The difficulty of an item = its FACILITY INDEX: % who give the right answer. The usual aim of the test setter is to achieve even to middling facility indices ranging from about 40-60%.
The DISCRIMINATION of an item is judged by comparing those individuals who succeed on a given item with those who score highly on the test as a whole:
Discrimination for any given item = [Correct Tops - Correct Bottoms] / 1/2 Number of students
21. What are the main difficulties and limitations of language testing?
The state of knowledge of Language & Language Learning. Content validity: does what we are testing represent language? Does it match up to the goals of language learning and the objectives of the language learner?

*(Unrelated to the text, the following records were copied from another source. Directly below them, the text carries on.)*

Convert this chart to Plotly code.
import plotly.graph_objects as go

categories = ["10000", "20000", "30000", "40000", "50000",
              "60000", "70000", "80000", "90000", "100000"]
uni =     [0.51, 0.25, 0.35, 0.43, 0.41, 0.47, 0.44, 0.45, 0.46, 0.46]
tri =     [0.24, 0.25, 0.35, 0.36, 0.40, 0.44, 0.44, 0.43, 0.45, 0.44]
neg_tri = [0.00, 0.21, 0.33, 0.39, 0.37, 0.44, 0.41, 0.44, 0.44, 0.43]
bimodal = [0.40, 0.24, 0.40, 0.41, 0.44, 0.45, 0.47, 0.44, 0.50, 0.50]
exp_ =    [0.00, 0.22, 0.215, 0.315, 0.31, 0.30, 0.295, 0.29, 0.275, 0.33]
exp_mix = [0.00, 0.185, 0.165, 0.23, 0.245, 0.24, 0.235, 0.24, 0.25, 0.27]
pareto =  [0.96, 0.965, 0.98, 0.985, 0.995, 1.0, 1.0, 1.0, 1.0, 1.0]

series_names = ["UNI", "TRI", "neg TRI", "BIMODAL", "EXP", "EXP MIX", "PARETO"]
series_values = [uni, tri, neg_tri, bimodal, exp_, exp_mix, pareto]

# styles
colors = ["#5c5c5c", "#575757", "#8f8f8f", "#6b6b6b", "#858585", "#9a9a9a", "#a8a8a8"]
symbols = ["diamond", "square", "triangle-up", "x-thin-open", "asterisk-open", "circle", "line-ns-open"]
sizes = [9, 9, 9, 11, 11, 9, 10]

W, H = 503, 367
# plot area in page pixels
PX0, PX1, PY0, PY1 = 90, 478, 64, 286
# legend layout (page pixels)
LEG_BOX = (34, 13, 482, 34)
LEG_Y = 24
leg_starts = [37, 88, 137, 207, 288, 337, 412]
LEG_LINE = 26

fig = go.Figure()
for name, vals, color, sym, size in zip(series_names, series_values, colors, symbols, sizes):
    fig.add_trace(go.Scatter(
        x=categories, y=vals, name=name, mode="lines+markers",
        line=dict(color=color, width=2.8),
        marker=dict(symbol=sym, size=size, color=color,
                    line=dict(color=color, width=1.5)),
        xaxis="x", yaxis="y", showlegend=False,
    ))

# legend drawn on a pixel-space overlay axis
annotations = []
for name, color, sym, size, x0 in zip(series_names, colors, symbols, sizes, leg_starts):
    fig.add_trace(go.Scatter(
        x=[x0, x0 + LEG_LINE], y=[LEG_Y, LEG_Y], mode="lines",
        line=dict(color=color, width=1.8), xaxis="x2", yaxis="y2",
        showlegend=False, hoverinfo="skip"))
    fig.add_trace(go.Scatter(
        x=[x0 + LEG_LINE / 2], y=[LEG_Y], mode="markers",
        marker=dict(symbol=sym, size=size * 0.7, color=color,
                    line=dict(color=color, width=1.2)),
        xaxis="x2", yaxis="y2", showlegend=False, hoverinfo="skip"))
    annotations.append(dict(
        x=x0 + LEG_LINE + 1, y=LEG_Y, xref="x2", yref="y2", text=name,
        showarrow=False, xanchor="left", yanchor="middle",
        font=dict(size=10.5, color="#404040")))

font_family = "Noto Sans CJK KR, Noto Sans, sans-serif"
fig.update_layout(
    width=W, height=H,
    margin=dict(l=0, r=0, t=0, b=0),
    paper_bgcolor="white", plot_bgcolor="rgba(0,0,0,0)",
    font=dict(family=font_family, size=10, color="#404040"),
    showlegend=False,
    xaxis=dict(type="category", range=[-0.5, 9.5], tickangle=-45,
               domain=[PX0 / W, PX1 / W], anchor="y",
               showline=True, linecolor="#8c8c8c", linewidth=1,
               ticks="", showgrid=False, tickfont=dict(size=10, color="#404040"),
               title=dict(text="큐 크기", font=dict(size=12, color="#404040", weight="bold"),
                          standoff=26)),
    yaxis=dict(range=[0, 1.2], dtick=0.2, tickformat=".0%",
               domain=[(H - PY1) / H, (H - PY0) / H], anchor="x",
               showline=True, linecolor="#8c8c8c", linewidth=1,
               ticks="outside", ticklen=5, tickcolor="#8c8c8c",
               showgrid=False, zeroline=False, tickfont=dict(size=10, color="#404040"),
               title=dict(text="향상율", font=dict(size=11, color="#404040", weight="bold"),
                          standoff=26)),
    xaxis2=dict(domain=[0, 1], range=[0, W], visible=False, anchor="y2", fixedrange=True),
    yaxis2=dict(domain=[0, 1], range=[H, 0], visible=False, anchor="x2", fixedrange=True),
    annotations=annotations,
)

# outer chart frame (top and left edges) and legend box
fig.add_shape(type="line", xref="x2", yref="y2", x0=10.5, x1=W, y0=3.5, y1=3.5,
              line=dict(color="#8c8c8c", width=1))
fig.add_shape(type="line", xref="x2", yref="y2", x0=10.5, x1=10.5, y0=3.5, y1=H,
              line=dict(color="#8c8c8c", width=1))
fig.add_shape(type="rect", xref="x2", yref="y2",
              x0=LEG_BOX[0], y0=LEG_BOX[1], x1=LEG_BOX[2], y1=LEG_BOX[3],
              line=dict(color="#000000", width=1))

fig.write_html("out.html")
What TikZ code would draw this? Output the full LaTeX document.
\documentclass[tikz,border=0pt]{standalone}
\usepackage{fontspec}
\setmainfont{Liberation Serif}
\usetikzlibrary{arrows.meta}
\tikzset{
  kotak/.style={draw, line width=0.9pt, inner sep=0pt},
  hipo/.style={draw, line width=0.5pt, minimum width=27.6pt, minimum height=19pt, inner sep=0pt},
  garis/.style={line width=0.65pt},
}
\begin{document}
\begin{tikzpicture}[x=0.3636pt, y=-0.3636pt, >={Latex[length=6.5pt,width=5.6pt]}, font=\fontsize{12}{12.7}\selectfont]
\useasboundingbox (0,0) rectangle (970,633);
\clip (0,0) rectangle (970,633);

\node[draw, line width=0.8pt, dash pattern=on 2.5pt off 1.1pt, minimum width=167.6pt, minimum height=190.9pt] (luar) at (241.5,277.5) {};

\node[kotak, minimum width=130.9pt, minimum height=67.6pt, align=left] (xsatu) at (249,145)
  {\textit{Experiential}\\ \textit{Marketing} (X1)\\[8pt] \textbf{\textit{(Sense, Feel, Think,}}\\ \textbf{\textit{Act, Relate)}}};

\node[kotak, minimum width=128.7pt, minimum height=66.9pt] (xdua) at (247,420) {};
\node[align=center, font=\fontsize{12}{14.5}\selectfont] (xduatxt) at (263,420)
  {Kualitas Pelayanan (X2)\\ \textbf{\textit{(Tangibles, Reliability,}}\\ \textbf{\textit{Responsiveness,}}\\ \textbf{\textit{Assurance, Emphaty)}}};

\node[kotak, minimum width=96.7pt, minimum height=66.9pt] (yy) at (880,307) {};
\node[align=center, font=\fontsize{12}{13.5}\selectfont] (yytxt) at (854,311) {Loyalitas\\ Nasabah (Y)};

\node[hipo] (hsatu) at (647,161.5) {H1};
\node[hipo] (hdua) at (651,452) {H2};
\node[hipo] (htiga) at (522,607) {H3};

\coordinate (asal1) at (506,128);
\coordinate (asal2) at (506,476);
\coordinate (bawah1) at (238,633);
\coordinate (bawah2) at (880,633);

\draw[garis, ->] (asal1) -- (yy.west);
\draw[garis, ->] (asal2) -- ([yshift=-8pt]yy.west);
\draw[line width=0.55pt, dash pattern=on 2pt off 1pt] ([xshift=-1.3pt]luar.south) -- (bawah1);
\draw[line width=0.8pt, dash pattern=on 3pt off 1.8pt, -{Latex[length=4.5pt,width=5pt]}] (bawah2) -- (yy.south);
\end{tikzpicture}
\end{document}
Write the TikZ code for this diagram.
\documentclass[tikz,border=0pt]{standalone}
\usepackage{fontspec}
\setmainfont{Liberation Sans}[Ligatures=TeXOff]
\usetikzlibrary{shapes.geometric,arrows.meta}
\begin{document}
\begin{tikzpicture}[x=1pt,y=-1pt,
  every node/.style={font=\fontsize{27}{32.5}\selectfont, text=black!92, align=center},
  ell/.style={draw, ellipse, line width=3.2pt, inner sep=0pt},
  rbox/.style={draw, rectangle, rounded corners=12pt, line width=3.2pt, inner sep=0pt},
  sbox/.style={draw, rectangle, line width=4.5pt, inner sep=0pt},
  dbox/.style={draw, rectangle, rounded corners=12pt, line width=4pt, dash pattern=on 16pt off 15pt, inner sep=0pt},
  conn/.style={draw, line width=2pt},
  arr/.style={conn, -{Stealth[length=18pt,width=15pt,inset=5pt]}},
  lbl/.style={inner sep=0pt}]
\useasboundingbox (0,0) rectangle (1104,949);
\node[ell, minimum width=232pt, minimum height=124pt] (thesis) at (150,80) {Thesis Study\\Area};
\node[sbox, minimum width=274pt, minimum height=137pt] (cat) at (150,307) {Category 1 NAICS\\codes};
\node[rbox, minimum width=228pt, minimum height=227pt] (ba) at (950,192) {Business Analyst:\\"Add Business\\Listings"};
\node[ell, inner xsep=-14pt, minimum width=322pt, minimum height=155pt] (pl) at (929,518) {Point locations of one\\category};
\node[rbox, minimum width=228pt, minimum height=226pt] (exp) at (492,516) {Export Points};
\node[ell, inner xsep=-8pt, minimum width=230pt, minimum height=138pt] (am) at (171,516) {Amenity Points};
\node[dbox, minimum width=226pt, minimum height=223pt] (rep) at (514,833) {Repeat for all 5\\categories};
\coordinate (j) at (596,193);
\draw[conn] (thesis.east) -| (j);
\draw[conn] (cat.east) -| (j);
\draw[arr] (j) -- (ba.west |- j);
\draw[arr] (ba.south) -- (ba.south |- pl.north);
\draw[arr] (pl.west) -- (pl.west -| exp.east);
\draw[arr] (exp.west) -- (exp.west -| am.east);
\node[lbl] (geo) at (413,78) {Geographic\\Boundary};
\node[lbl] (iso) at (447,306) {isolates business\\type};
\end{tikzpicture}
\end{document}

Difficulties in testing Communicative Competence / Interaction - administrative difficulties.
Objective and Norm-referenced tests tend to point towards measures of receptive learning. Learners don't have to produce language in many of these tests. Validity/Reliability tension.
Advantages: Actual marking is easy. Can be done mechanically or by overlay. Can be pre-tested. Test population. Compared over different years. These tests are not as objective as the marking system suggests.
A good deal of judgement has been used in developing & setting them re rejection or acceptance of items. They also invite guessing (No of alternatives = 4 or 5 for each item.
A much wider sample of grammar, vocabulary & phonology can generally be included in an objective test than a subjective one, but objective tests can never test ability to communicate in the target language, nor can they evaluate actual performance.
Objective tests tend to test receptive learning. The students may produce no language at all.